Living la dolce vita: a glossary of Italian sweets
Published: June 5, 2013
Can you distinguish Parm-Regg from Romano with your eyes closed? Call it from the door whether you’ll be served a hearty Roman-style pie or a delicate margherita? Well, after all the pasta has been twirled, it’s time to consider a sweet ending to seal the deal on your impending carb coma. Here’s a guide to navigating Italian treats:
Panna cotta: Like jiggly crème brûlée without the glassy caramel top.
Cannoli: A crispy, fried pastry tube filled with sweetened ricotta and mascarpone cheeses, plus maybe some chocolate chips or candied fruits.
Tiramisu: A boozy, rich crowd fave. Delicate ladyfinger cookies soaked in espresso and rum, layered with cocoa powder and sweet ricotta.
Zabaglione: A thick sauce of egg yolks whipped with sweet white wine until fluffy. Usually poured over berries and cake.
Zeppole: Every culture has their fried-dough permutation; this is Italy’s. Airy and tossed in powdered sugar, it’s what every donut hole aspires to be.

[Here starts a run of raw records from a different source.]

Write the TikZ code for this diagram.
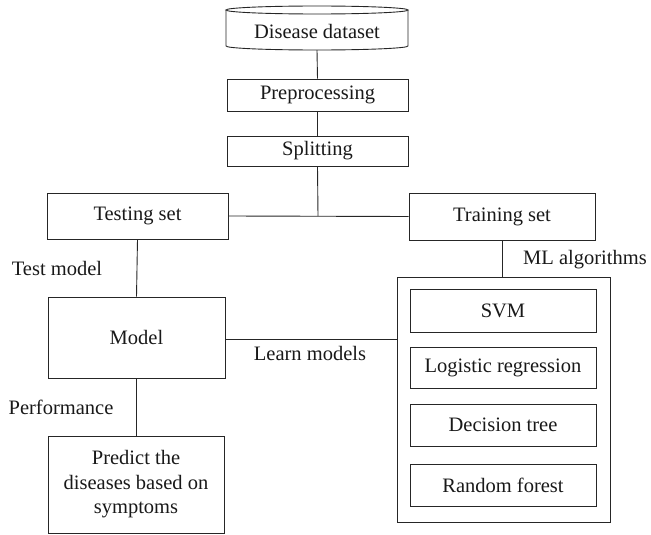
\documentclass[tikz,border=0pt]{standalone}
\usepackage{fontspec}
\newfontfamily\diagfont{Liberation Serif}
\begin{document}
\begin{tikzpicture}[x=1pt,y=1pt,
  every node/.style={font=\diagfont\fontsize{20.5}{24.5}\selectfont, text=black!90},
  box/.style={draw=black!85, line width=0.9pt, rectangle, inner sep=0pt, align=center},
  conn/.style={draw=black!85, line width=0.9pt},
  lbl/.style={inner sep=0pt}]
\useasboundingbox (0,0) rectangle (651,-535);
% cylinder
\node[inner sep=0pt, minimum width=182, minimum height=44] (ds) at (317,-28) {};
\draw[conn] (226,-10) -- (226,-46) arc[start angle=180, end angle=360, x radius=91, y radius=4] -- (408,-10);
\draw[conn] (317,-10) ellipse[x radius=91, y radius=4];
\node[lbl] at (317,-31) {Disease dataset};
\node[box, minimum width=181, minimum height=32] (pre) at (317.5,-95) {Preprocessing};
\node[box, minimum width=181, minimum height=30] (spl) at (317.5,-151) {Splitting};
\coordinate (J) at (318,-216);
\node[box, minimum width=181, minimum height=46] (test) at (137.5,-216) {Testing set};
\node[box, minimum width=186, minimum height=47] (train) at (502,-216.5) {Training set};
\node[box, minimum width=177, minimum height=81] (model) at (136.5,-337.5) {Model};
\node[box, minimum width=176, minimum height=97] (pred) at (136,-484.5) {Predict the\\diseases based on\\symptoms};
\node[box, minimum width=213, minimum height=245] (big) at (503.5,-399.5) {};
\node[box, minimum width=186, minimum height=43] (svm) at (503,-310.5) {SVM};
\node[box, minimum width=186, minimum height=41] (lr) at (503,-367.5) {Logistic regression};
\node[box, minimum width=186, minimum height=42] (dt) at (503,-425) {Decision tree};
\node[box, minimum width=186, minimum height=42] (rf) at (503,-485) {Random forest};
% connectors
\draw[conn] (ds.south) -- (pre.north);
\draw[conn] (pre.south) -- (spl.north);
\draw[conn] (spl.south) -- (J);
\draw[conn] (test.east) -- (train.west);
\draw[conn] (test.south) -- (model.north);
\draw[conn] ([yshift=-1.5pt]model.east) -- ([yshift=-1.5pt]model.east -| big.west);
\draw[conn] (model.south) -- (model.south |- pred.north);
\draw[conn] (train.south) -- (train.south |- big.north);
% labels
\node[lbl] (l1) at (57,-268) {Test model};
\node[lbl] (l2) at (61,-407) {Performance};
\node[lbl] (l3) at (310,-353) {Learn models};
\node[lbl] (l4) at (585,-260) {ML algorithms};
\end{tikzpicture}
\end{document}
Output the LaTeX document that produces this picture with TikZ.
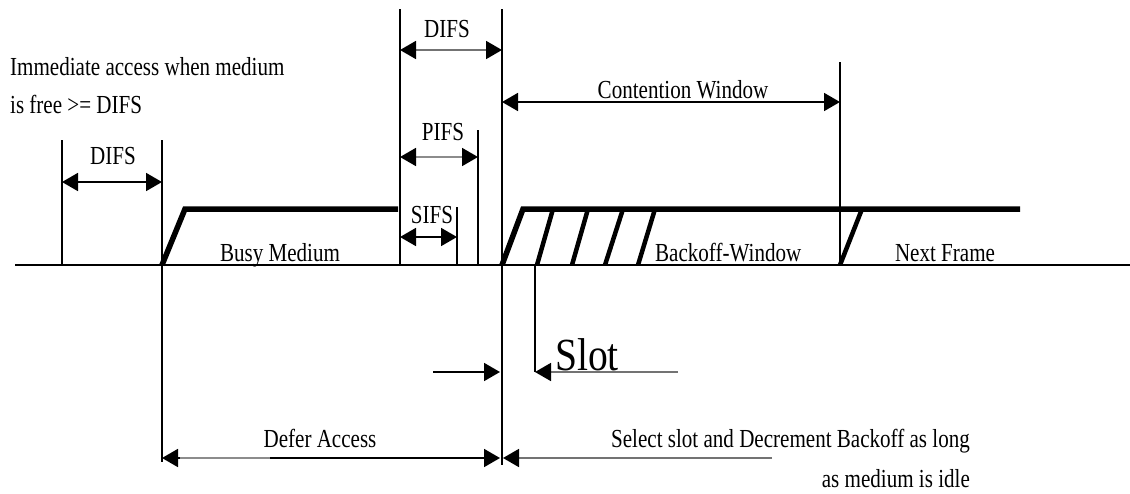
\documentclass[tikz,border=0pt]{standalone}
\usepackage{fontspec}
\setmainfont{Liberation Serif}
\usetikzlibrary{arrows.meta}
\begin{document}
\begin{tikzpicture}[x=1pt,y=-1pt,
  tick/.style={line width=1.5pt,black},
  medium/.style={line width=5.5pt,line join=miter},
  hatchline/.style={line width=4.5pt},
  dimline/.style={line width=1.8pt,{Triangle[length=16pt,width=18pt,color=black]}-{Triangle[length=16pt,width=18pt,color=black]}},
  leftarr/.style={line width=1.8pt,-{Triangle[length=16pt,width=18pt,color=black]}},
  lbl/.style={font=\fontsize{26}{28}\selectfont,xscale=0.81,inner sep=0pt},
  biglbl/.style={font=\fontsize{46}{48}\selectfont,xscale=0.86,inner sep=0pt}
]
\useasboundingbox (0,0) rectangle (1130,493);
% time axis
\coordinate (axL) at (15,265);
\coordinate (axR) at (1130,265);
\draw[line width=1.8pt] (axL) -- (axR);
% vertical marks
\coordinate (t1a) at (62,140);   \coordinate (t1b) at (62,265);
\coordinate (t2a) at (162,140);  \coordinate (t2b) at (162,462);
\coordinate (t3a) at (400,9);    \coordinate (t3b) at (400,265);
\coordinate (t4a) at (457,207);  \coordinate (t4b) at (457,265);
\coordinate (t5a) at (478,130);  \coordinate (t5b) at (478,265);
\coordinate (t6a) at (502,9);    \coordinate (t6b) at (502,465);
\coordinate (t7a) at (840,62);   \coordinate (t7b) at (840,265);
\coordinate (t8a) at (535,265);  \coordinate (t8b) at (535,372);
\foreach \t in {1,...,8} \draw[tick] (t\t a) -- (t\t b);
% busy medium
\coordinate (b0) at (162,265); \coordinate (b1) at (185,209); \coordinate (b2) at (398,209);
\draw[medium] (b0) -- (b1) -- (b2);
% backoff / next frame
\coordinate (n0) at (502,265); \coordinate (n1) at (523,209); \coordinate (n2) at (1020,209);
\draw[medium] (n0) -- (n1) -- (n2);
\foreach \i/\xa/\xb in {1/537/553,2/572/588,3/605/623,4/638/655,5/840/862}{
  \coordinate (h\i a) at (\xa,265); \coordinate (h\i b) at (\xb,209);
  \draw[hatchline] (h\i a) -- (h\i b);
}
% dimension arrows
\coordinate (d1a) at (62,182);  \coordinate (d1b) at (162,182);
\draw[dimline] (d1a) -- (d1b);
\coordinate (d2a) at (400,50);  \coordinate (d2b) at (502,50);
\draw[dimline,black!55] (d2a) -- (d2b);
\coordinate (d3a) at (400,157); \coordinate (d3b) at (478,157);
\draw[dimline,black!45] (d3a) -- (d3b);
\coordinate (d4a) at (400,237); \coordinate (d4b) at (457,237);
\draw[dimline] (d4a) -- (d4b);
\coordinate (d5a) at (502,102); \coordinate (d5b) at (840,102);
\draw[dimline] (d5a) -- (d5b);
\coordinate (d6a) at (162,458); \coordinate (d6b) at (500,458);
\draw[dimline] (d6a) -- (d6b);
\coordinate (g6a) at (180,458); \coordinate (g6b) at (270,458);
\draw[line width=1.9pt,black!45] (g6a) -- (g6b);
% one-sided arrows
\coordinate (e1a) at (433,372); \coordinate (e1b) at (500,372);
\draw[leftarr] (e1a) -- (e1b);
\coordinate (e2a) at (678,372); \coordinate (e2b) at (535,372);
\draw[leftarr,black!55] (e2a) -- (e2b);
\coordinate (e3a) at (772,458); \coordinate (e3b) at (503,458);
\draw[leftarr,black!55] (e3a) -- (e3b);
% labels
\node[lbl,anchor=base west] (imm1) at (10,75) {Immediate access when medium};
\node[lbl,anchor=base west] (imm2) at (10,113) {is free >= DIFS};
\node[lbl,anchor=base] (difsL) at (113,164) {DIFS};
\node[lbl,anchor=base] (difsT) at (447,37) {DIFS};
\node[lbl,anchor=base] (pifs) at (443,140) {PIFS};
\node[lbl,anchor=base] (sifs) at (432,223) {SIFS};
\node[lbl,anchor=base] (cw) at (683,98) {Contention Window};
\node[lbl,anchor=base] (busy) at (280,261) {Busy Medium};
\node[lbl,anchor=base west] (bow) at (655,261) {Backoff-Window};
\node[lbl,anchor=base] (next) at (945,261) {Next Frame};
\node[lbl,anchor=base] (defer) at (320,447) {Defer Access};
\node[biglbl,anchor=base west] (slot) at (555,370) {Slot};
\node[lbl,anchor=base east] (sel1) at (970,447) {Select slot and Decrement Backoff as long};
\node[lbl,anchor=base east] (sel2) at (970,487) {as medium is idle};
\end{tikzpicture}
\end{document}
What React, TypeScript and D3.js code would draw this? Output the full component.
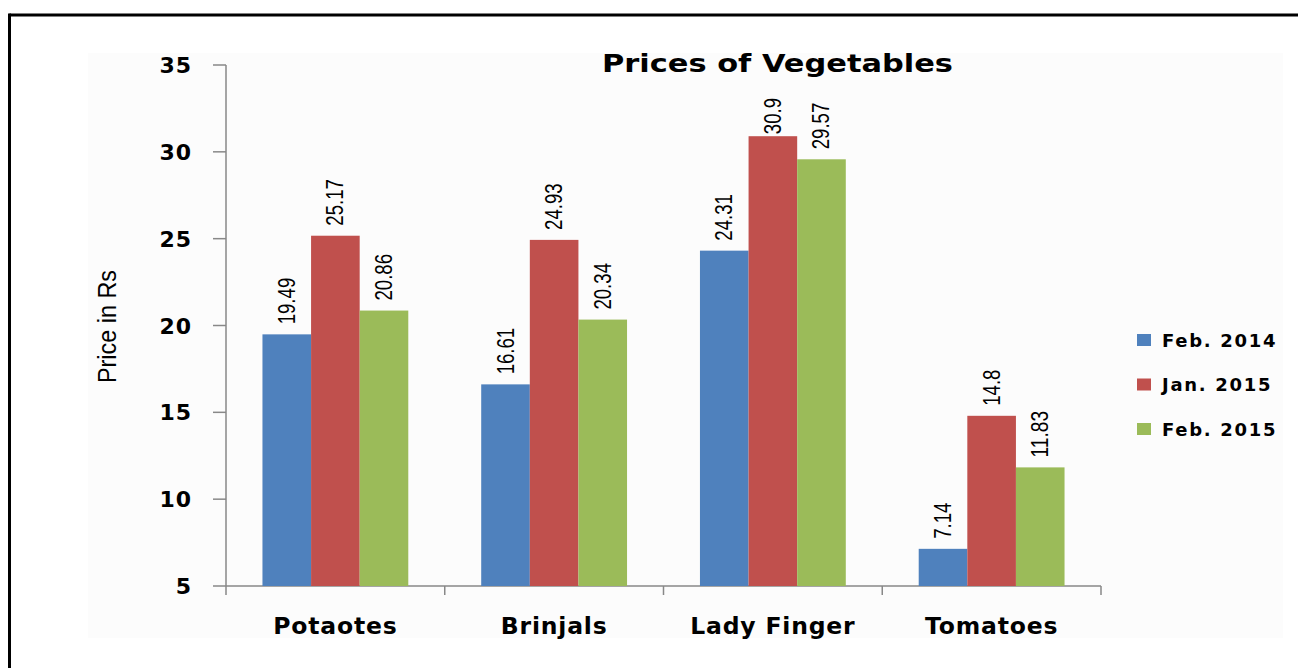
import React from 'react';
import * as d3 from 'd3';

const categories = ['Potaotes', 'Brinjals', 'Lady Finger', 'Tomatoes'];
const seriesNames = ['Feb. 2014', 'Jan. 2015', 'Feb. 2015'];
const feb2014 = [19.49, 16.61, 24.31, 7.14];
const jan2015 = [25.17, 24.93, 30.9, 14.8];
const feb2015 = [20.86, 20.34, 29.57, 11.83];
const yTicks = [5, 10, 15, 20, 25, 30, 35];
const colors = ['#4F81BD', '#C0504D', '#9BBB59'];

const seriesValues = [feb2014, jan2015, feb2015];

export default function App() {
  const width = 1298;
  const height = 668;
  const plot = { left: 226, right: 1101, top: 65, bottom: 586 };

  const y = d3.scaleLinear().domain([5, 35]).range([plot.bottom, plot.top]);
  const x0 = d3.scaleBand<string>()
    .domain(categories)
    .range([plot.left, plot.right])
    .paddingInner(0)
    .paddingOuter(0);
  const x1 = d3.scaleBand<string>()
    .domain(seriesNames)
    .range([0, x0.bandwidth()])
    .paddingInner(0)
    .paddingOuter(0.75);

  const narrowFont = '"Liberation Sans Narrow", "Liberation Sans", Arial, sans-serif';
  const boldFont = '"DejaVu Sans", Verdana, sans-serif';

  // approximate width of narrow text, the picture uses a condensed face
  const narrowLen = (s: string) =>
    s.split('').reduce((acc, c) => acc + (c === '.' ? 5 : 10.4), 0);

  return (
    <svg
      width={width}
      height={height}
      style={{ position: 'absolute', left: 0, top: 0, background: '#fff' }}
    >
      {/* frame */}
      <line x1={9.5} y1={15} x2={width} y2={15} stroke="#000" strokeWidth={3} />
      <line x1={9.5} y1={13.5} x2={9.5} y2={height} stroke="#000" strokeWidth={3} />
      {/* chart area tint */}
      <rect x={88} y={53} width={1195} height={585} fill="#fcfcfc" />

      <text
        x={602}
        y={72}
        fontFamily={boldFont}
        fontWeight="bold"
        fontSize={25}
        textLength={351}
        lengthAdjust="spacingAndGlyphs"
        fill="#000"
      >
        Prices of Vegetables
      </text>

      {/* y axis */}
      <line x1={plot.left} y1={plot.top} x2={plot.left} y2={plot.bottom} stroke="#888" strokeWidth={1.5} />
      {yTicks.map(t => (
        <g key={t}>
          <line x1={plot.left - 13} x2={plot.left} y1={y(t)} y2={y(t)} stroke="#888" strokeWidth={1.5} />
          <text
            x={192}
            y={y(t) + 8}
            textAnchor="end"
            fontFamily={boldFont}
            fontWeight="bold"
            fontSize={22}
            letterSpacing={1}
            fill="#000"
          >
            {t}
          </text>
        </g>
      ))}
      <text
        transform={`translate(116,383) rotate(-90)`}
        fontFamily={narrowFont}
        fontSize={26}
        textLength={113}
        lengthAdjust="spacingAndGlyphs"
        fill="#000"
      >
        Price in Rs
      </text>

      {/* x axis */}
      <line x1={plot.left} y1={plot.bottom} x2={plot.right} y2={plot.bottom} stroke="#888" strokeWidth={1.5} />
      {categories.concat(['']).map((c, i) => {
        const xt = plot.left + i * x0.step();
        return <line key={'t' + i} x1={xt} x2={xt} y1={plot.bottom} y2={plot.bottom + 9} stroke="#888" strokeWidth={1.5} />;
      })}
      {categories.map(c => (
        <text
          key={c}
          x={(x0(c) as number) + x0.bandwidth() / 2}
          y={634}
          textAnchor="middle"
          fontFamily={boldFont}
          fontWeight="bold"
          fontSize={23.5}
          letterSpacing={0.8}
          fill="#000"
        >
          {c}
        </text>
      ))}

      {/* bars */}
      {categories.map((c, ci) => (
        <g key={c} transform={`translate(${x0(c)},0)`}>
          {seriesNames.map((s, si) => {
            const v = seriesValues[si][ci];
            const bx = x1(s) as number;
            const top = y(v);
            const label = String(v);
            const len = narrowLen(label);
            const end = Math.max(top - 10, 98 + len);
            return (
              <g key={s}>
                <rect
                  x={bx}
                  y={top}
                  width={x1.bandwidth()}
                  height={plot.bottom - top}
                  fill={colors[si]}
                />
                <text
                  transform={`translate(${bx + x1.bandwidth() / 2 + 8},${end}) rotate(-90)`}
                  fontFamily={narrowFont}
                  fontSize={24}
                  textLength={len}
                  lengthAdjust="spacingAndGlyphs"
                  fill="#000"
                >
                  {label}
                </text>
              </g>
            );
          })}
        </g>
      ))}

      {/* legend */}
      {seriesNames.map((s, i) => (
        <g key={s} transform={`translate(1137,${340 + i * 44.5})`}>
          <rect x={0} y={-6} width={14} height={12} fill={colors[i]} />
          <text
            x={25}
            y={6.5}
            fontFamily={boldFont}
            fontWeight="bold"
            fontSize={18}
            letterSpacing={1.7}
            fill="#000"
          >
            {s}
          </text>
        </g>
      ))}
    </svg>
  );
}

Gelato: Denser but contains less butterfat than ice cream. So why do you get half the amount and pay twice the price? Don’t ask questions, just eat.
Granita: A sparkling slush of intensely flavored ice crystals.
Affogato: Espresso poured over gelato. Heaven.
Semifreddo: Literally translated, “half frozen.” A panna cotta that got the cold shoulder.
Neapolitan: That good old slab of vanilla, chocolate and strawberry ice cream, served in family pizza joints everywhere. No gourmet treat, but oh so nostalgic.